■ **EXERCISE TASK**
The listing below must be repeated word for word, with its images excluded.

■ **PROVIDED MATERIAL**
===
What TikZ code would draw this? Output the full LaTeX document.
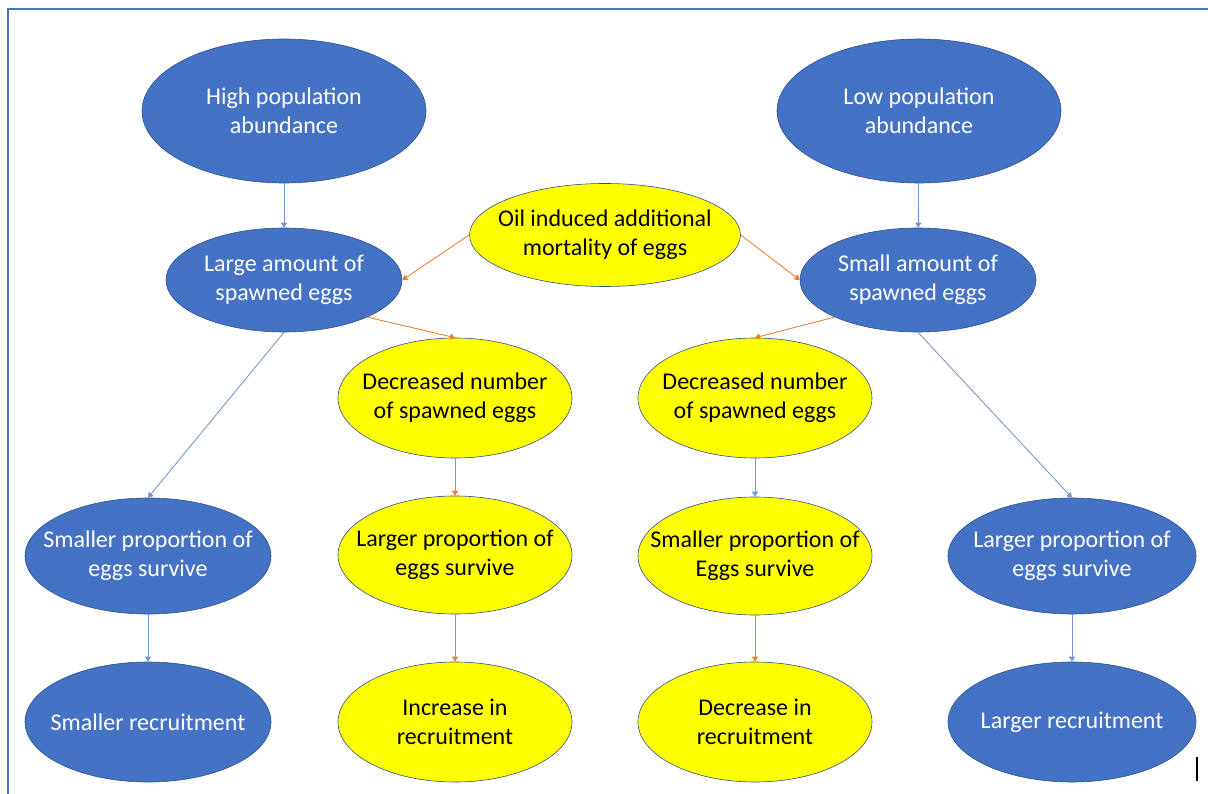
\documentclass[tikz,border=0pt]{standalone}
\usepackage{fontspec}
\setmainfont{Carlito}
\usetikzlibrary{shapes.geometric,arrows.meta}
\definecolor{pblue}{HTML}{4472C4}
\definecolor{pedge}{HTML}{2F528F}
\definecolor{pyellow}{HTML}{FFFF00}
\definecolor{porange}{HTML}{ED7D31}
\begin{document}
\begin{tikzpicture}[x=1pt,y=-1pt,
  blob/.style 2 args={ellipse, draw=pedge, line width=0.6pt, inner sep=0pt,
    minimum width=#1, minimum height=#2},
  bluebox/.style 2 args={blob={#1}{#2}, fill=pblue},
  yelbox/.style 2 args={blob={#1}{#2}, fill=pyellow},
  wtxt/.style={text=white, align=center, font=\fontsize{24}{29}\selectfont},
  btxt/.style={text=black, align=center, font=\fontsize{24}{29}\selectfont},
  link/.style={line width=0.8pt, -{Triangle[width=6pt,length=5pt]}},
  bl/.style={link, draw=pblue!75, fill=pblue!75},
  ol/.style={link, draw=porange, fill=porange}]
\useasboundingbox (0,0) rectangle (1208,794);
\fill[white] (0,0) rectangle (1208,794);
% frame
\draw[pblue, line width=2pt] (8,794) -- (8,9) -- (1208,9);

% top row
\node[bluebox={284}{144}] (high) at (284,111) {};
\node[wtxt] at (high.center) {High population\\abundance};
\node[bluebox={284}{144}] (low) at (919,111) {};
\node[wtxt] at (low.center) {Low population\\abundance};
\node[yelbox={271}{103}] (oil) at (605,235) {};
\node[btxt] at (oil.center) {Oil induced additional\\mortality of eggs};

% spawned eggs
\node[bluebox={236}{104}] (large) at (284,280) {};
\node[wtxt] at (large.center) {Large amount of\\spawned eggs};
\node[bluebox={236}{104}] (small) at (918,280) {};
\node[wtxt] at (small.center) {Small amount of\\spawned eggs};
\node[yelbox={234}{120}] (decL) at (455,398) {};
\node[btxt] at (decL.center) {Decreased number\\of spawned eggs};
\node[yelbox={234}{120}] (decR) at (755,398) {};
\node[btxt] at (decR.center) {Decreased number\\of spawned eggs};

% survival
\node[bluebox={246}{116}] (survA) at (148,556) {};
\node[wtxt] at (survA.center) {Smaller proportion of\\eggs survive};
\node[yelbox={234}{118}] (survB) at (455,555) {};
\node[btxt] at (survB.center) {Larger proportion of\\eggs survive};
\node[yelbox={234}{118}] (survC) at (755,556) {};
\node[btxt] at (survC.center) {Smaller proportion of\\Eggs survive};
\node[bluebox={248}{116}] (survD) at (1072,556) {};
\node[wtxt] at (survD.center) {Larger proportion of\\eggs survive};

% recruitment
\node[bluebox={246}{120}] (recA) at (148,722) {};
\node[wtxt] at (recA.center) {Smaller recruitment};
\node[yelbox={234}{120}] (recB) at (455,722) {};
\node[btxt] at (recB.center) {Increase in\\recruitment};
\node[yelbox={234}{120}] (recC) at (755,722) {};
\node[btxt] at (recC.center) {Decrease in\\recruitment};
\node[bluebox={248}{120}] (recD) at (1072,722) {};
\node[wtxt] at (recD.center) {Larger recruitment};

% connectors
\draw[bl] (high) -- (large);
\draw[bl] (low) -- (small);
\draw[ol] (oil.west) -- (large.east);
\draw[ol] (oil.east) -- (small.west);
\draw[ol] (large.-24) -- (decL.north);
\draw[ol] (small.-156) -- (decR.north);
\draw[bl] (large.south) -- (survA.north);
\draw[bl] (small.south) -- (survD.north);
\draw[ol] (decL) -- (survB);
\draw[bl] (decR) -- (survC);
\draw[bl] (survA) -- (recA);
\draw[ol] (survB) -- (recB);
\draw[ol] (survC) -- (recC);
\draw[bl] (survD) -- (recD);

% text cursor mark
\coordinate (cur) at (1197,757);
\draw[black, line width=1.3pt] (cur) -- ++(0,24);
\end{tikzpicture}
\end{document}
===
■ **EXERCISE ANSWER**
What TikZ code would draw this? Output the full LaTeX document.
\documentclass[tikz,border=0pt]{standalone}
\usepackage{fontspec}
\setmainfont{Carlito}
\usetikzlibrary{shapes.geometric,arrows.meta}
\definecolor{pblue}{HTML}{4472C4}
\definecolor{pedge}{HTML}{2F528F}
\definecolor{pyellow}{HTML}{FFFF00}
\definecolor{porange}{HTML}{ED7D31}
\begin{document}
\begin{tikzpicture}[x=1pt,y=-1pt,
  blob/.style 2 args={ellipse, draw=pedge, line width=0.6pt, inner sep=0pt,
    minimum width=#1, minimum height=#2},
  bluebox/.style 2 args={blob={#1}{#2}, fill=pblue},
  yelbox/.style 2 args={blob={#1}{#2}, fill=pyellow},
  wtxt/.style={text=white, align=center, font=\fontsize{24}{29}\selectfont},
  btxt/.style={text=black, align=center, font=\fontsize{24}{29}\selectfont},
  link/.style={line width=0.8pt, -{Triangle[width=6pt,length=5pt]}},
  bl/.style={link, draw=pblue!75, fill=pblue!75},
  ol/.style={link, draw=porange, fill=porange}]
\useasboundingbox (0,0) rectangle (1208,794);
\fill[white] (0,0) rectangle (1208,794);
% frame
\draw[pblue, line width=2pt] (8,794) -- (8,9) -- (1208,9);

% top row
\node[bluebox={284}{144}] (high) at (284,111) {};
\node[wtxt] at (high.center) {High population\\abundance};
\node[bluebox={284}{144}] (low) at (919,111) {};
\node[wtxt] at (low.center) {Low population\\abundance};
\node[yelbox={271}{103}] (oil) at (605,235) {};
\node[btxt] at (oil.center) {Oil induced additional\\mortality of eggs};

% spawned eggs
\node[bluebox={236}{104}] (large) at (284,280) {};
\node[wtxt] at (large.center) {Large amount of\\spawned eggs};
\node[bluebox={236}{104}] (small) at (918,280) {};
\node[wtxt] at (small.center) {Small amount of\\spawned eggs};
\node[yelbox={234}{120}] (decL) at (455,398) {};
\node[btxt] at (decL.center) {Decreased number\\of spawned eggs};
\node[yelbox={234}{120}] (decR) at (755,398) {};
\node[btxt] at (decR.center) {Decreased number\\of spawned eggs};

% survival
\node[bluebox={246}{116}] (survA) at (148,556) {};
\node[wtxt] at (survA.center) {Smaller proportion of\\eggs survive};
\node[yelbox={234}{118}] (survB) at (455,555) {};
\node[btxt] at (survB.center) {Larger proportion of\\eggs survive};
\node[yelbox={234}{118}] (survC) at (755,556) {};
\node[btxt] at (survC.center) {Smaller proportion of\\Eggs survive};
\node[bluebox={248}{116}] (survD) at (1072,556) {};
\node[wtxt] at (survD.center) {Larger proportion of\\eggs survive};

% recruitment
\node[bluebox={246}{120}] (recA) at (148,722) {};
\node[wtxt] at (recA.center) {Smaller recruitment};
\node[yelbox={234}{120}] (recB) at (455,722) {};
\node[btxt] at (recB.center) {Increase in\\recruitment};
\node[yelbox={234}{120}] (recC) at (755,722) {};
\node[btxt] at (recC.center) {Decrease in\\recruitment};
\node[bluebox={248}{120}] (recD) at (1072,722) {};
\node[wtxt] at (recD.center) {Larger recruitment};

% connectors
\draw[bl] (high) -- (large);
\draw[bl] (low) -- (small);
\draw[ol] (oil.west) -- (large.east);
\draw[ol] (oil.east) -- (small.west);
\draw[ol] (large.-24) -- (decL.north);
\draw[ol] (small.-156) -- (decR.north);
\draw[bl] (large.south) -- (survA.north);
\draw[bl] (small.south) -- (survD.north);
\draw[ol] (decL) -- (survB);
\draw[bl] (decR) -- (survC);
\draw[bl] (survA) -- (recA);
\draw[ol] (survB) -- (recB);
\draw[ol] (survC) -- (recC);
\draw[bl] (survD) -- (recD);

% text cursor mark
\coordinate (cur) at (1197,757);
\draw[black, line width=1.3pt] (cur) -- ++(0,24);
\end{tikzpicture}
\end{document}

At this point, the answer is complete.